• Required task: Omit every picture, and retype the lines that run from the beginning of the data below through the line containing "plt.rcParams['font.family'] = ['Noto", inclusive.

** Begin Dataset excerpt **

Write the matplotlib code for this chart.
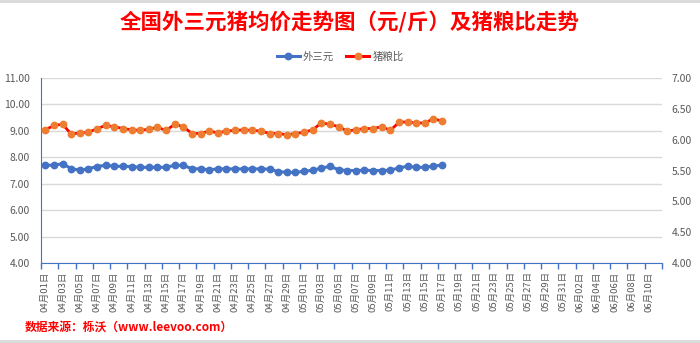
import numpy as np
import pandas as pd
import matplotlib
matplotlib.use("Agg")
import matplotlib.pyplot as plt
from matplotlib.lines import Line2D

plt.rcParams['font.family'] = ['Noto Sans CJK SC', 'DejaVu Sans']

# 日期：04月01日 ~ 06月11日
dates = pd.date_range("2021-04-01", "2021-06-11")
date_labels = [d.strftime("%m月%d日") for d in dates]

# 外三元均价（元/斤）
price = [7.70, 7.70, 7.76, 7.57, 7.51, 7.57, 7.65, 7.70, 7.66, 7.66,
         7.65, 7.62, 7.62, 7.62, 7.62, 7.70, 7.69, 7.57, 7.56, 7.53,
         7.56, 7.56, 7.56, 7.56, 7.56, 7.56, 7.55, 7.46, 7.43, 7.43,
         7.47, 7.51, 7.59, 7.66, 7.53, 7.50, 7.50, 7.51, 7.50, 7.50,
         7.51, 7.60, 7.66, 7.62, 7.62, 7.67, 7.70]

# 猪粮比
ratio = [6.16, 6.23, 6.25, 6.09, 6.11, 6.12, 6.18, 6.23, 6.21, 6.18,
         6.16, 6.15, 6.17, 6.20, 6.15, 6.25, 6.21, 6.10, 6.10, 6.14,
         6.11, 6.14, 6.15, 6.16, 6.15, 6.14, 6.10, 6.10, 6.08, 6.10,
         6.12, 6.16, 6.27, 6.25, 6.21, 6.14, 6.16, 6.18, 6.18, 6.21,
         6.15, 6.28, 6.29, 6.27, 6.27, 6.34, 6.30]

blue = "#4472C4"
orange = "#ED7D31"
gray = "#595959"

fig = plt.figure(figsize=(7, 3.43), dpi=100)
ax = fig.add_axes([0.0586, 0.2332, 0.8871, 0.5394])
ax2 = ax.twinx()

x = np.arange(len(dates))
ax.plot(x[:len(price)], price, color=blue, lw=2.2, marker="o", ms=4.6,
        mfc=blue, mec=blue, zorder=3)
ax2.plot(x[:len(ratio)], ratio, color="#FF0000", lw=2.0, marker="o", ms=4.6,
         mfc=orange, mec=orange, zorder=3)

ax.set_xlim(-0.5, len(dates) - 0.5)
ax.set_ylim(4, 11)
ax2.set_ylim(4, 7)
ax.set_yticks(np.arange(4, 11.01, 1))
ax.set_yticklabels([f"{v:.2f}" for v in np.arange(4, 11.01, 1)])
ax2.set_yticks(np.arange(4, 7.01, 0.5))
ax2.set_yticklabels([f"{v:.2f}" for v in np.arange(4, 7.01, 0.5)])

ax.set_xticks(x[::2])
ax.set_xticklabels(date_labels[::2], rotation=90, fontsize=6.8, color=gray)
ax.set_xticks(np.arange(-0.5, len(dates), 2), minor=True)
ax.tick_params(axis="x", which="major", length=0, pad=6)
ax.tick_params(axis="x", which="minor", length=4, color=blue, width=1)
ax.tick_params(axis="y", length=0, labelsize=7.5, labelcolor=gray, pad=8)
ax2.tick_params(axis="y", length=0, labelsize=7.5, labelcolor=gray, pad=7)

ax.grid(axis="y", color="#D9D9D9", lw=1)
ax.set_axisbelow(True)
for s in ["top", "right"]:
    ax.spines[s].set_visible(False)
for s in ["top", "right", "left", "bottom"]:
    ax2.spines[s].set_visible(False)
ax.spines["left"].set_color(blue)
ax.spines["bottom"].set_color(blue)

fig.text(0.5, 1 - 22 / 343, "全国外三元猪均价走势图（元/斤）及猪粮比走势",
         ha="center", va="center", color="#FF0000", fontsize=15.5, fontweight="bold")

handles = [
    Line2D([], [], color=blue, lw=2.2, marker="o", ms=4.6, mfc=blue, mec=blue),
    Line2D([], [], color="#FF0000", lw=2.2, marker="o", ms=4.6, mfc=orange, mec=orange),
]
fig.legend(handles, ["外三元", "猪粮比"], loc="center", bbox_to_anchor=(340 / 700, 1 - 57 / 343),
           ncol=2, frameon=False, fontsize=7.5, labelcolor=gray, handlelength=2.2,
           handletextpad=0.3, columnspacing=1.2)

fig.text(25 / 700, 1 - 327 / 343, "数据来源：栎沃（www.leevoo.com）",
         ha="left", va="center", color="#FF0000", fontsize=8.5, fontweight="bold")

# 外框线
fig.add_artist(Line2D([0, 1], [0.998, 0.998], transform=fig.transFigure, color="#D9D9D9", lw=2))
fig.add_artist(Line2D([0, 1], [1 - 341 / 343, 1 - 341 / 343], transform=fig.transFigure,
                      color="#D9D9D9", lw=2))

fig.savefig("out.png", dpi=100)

** End Dataset excerpt **

• Written response:
Write the matplotlib code for this chart.
import numpy as np
import pandas as pd
import matplotlib
matplotlib.use("Agg")
import matplotlib.pyplot as plt
from matplotlib.lines import Line2D

plt.rcParams['font.family'] = ['Noto Sans CJK SC', 'DejaVu Sans']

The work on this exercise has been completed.